The lords of this great castle were lords indeed. Paladin or Suzerain could not govern more absolutely than they. They owed allegiance only to the Emperor, and even this formed but a loose shackle that bound these marauding lords and barons to the throne. Thus the whilom lord who ruled here was at once Seigneur, Lord High Justice of provostry and town, Chief Elector, leader of all ecclesiastical officers and dignitaries, and governor in Council of State. In times of peace, when there were such, the people lived, it is gravely stated in the chronicles, "most happy and contented under such protection." Then it came to pass that ambitious Bishops and Abbots aspired to high powers. Priests overflowed the region, particularly Lotharingia (Lotharii Regnum) . Great abbatial castles were built, really fortified churches; and harvests were gathered to the sound of ringing "Te Deums."
"These holy men," the Emperor Charles the Fourth is declared to have said, "no less for the renown of their
virtue than for the merit of their piety, shine illustrious throughout the universe." Once the great Charlemagne, with his usual high-handedness, appeared here at one of these abbatial fortresses and amused himself by administering its offices for a period.

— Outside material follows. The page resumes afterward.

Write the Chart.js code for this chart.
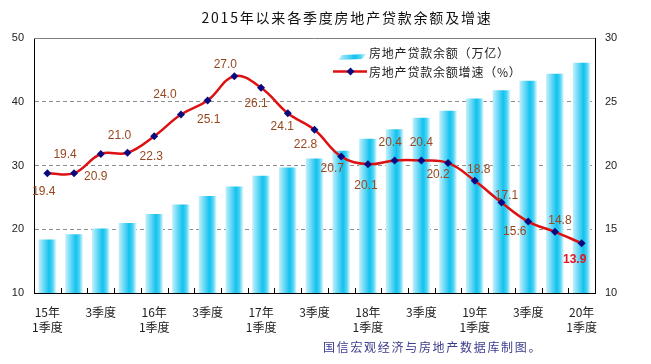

But this form of amusement proved often the undoing of its devotees. The wearing of the mitre in the name of the cross, so attractive to ambitious nobles for its peculiar power, led to its particular punishment. In old paintings in the museums may be seen the ceremonies presided over by these ambitious princes, who wield the cross installed in all the pomp of the chair abbatial. This excited the spleen and envy of other powerful but less fortunate nobles, among them Siegfried, Count of Luxembourg, who at length induced the Emperor to turn them out, and restore the properties to the monks. The great castle and its abbey, stacked and piled with wealth and filled with countless treasures of art and precious objects brought to its treasury from age to age by both prince and pilgrim, became an object of desire, a very mine for depredation, so that again and again it was attacked and pillaged. More than once, 'tis said, in the fifteenth century, it was besieged and sacked by the Prince Archbishops of Treves, who turned it into a camp and arsenal. Albert of Brandenberg set it on fire. The Dutch troops held it for a period in the sixteenth century, levying a tax upon it of five thousand crowns in lieu of destroying it, and the sol
diers of Louis XIV left upon its walls traces of their occupancy. Then the Revolution blasted the walls, scattered the faithful followers of the reigning baron, blew up the great donjons, and in the smoke, fire and dust disappeared the wonderful works of art, the great library, and all that made Dreien-Eguisheim mighty, leaving the dismantled shell on this cliff as one now beholds it.